Beyond the southern raids, NAFDAC also carried out a court-mandated operation in Kano. This operation, distinct from the others, stemmed from a Federal High Court judgment ordering the relocation of open drug market traders to a newly constructed Coordinated Wholesale Centre (CWC). The Kano operation involved the forced relocation of over 1,300 shops to the CWC, encountering resistance and even threats of violence from traders initially reluctant to comply. Notably, no administrative charges or fines were levied during the Kano operation due to its urgent and court-directed nature, coupled with NAFDAC’s financial limitations at the time. The agency’s accounts had been effectively frozen and reopened with a zero balance at the start of 2024, further complicating matters.

The contrasting approaches between the southern raids and the Kano operation prompted questions from lawmakers, who perceived the latter as more lenient. Prof. Adeyeye clarified that the court order significantly influenced the Kano intervention, creating a volatile situation that limited their options. She acknowledged that, in hindsight, more inspections or administrative fees could have been levied, but the circumstances on the ground, including the threat of violence against officials, made such actions unfeasible. Kano, uniquely, had already established a CWC as mandated by a presidential directive, differentiating it from Lagos, Onitsha, and Aba, where no such infrastructure existed, and allowing for a more planned approach in the South.

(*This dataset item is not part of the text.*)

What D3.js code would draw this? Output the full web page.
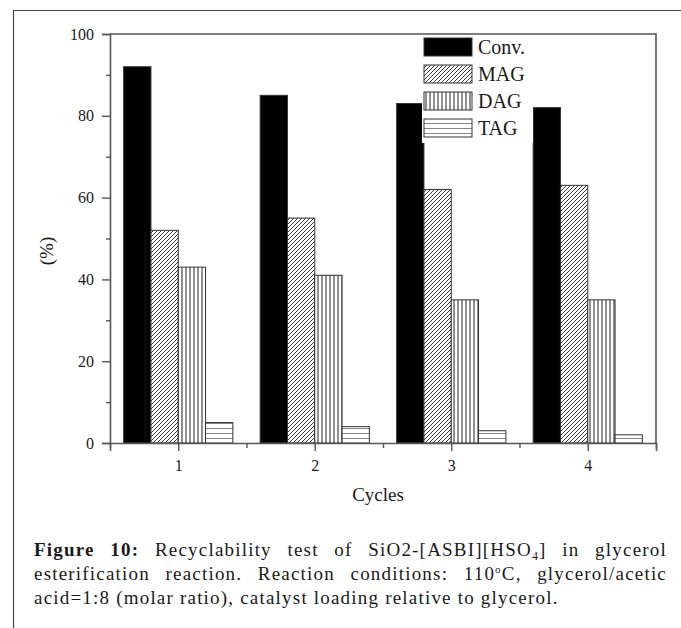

NAFDAC’s financial challenges were further elaborated upon by the Director of Finance and Accounts, Adeniji Nma, who revealed that the Office of the Accountant-General of the Federation (OAGF) had classified NAFDAC as a revenue-generating agency. This classification resulted in the OAGF automatically sweeping up to 50% of NAFDAC’s revenue into the federal treasury, despite the agency’s protests that its primary function is public health protection, not revenue generation. This percentage later increased to 75%, severely hampering NAFDAC’s operational capacity. The agency’s argument centered on the fact that much of its revenue is tied to specific client services, like inspections, making the OAGF’s sweeping action detrimental to its core functions. The House Committee, deeming NAFDAC’s initial presentation incomplete, requested a detailed breakdown of the revenue generated from each location during the enforcement operations. The Committee Chairman directed the agency to provide a more comprehensive account, emphasizing the need for clarity on all financial inflows and outflows related to the N2.5 billion generated from the raids.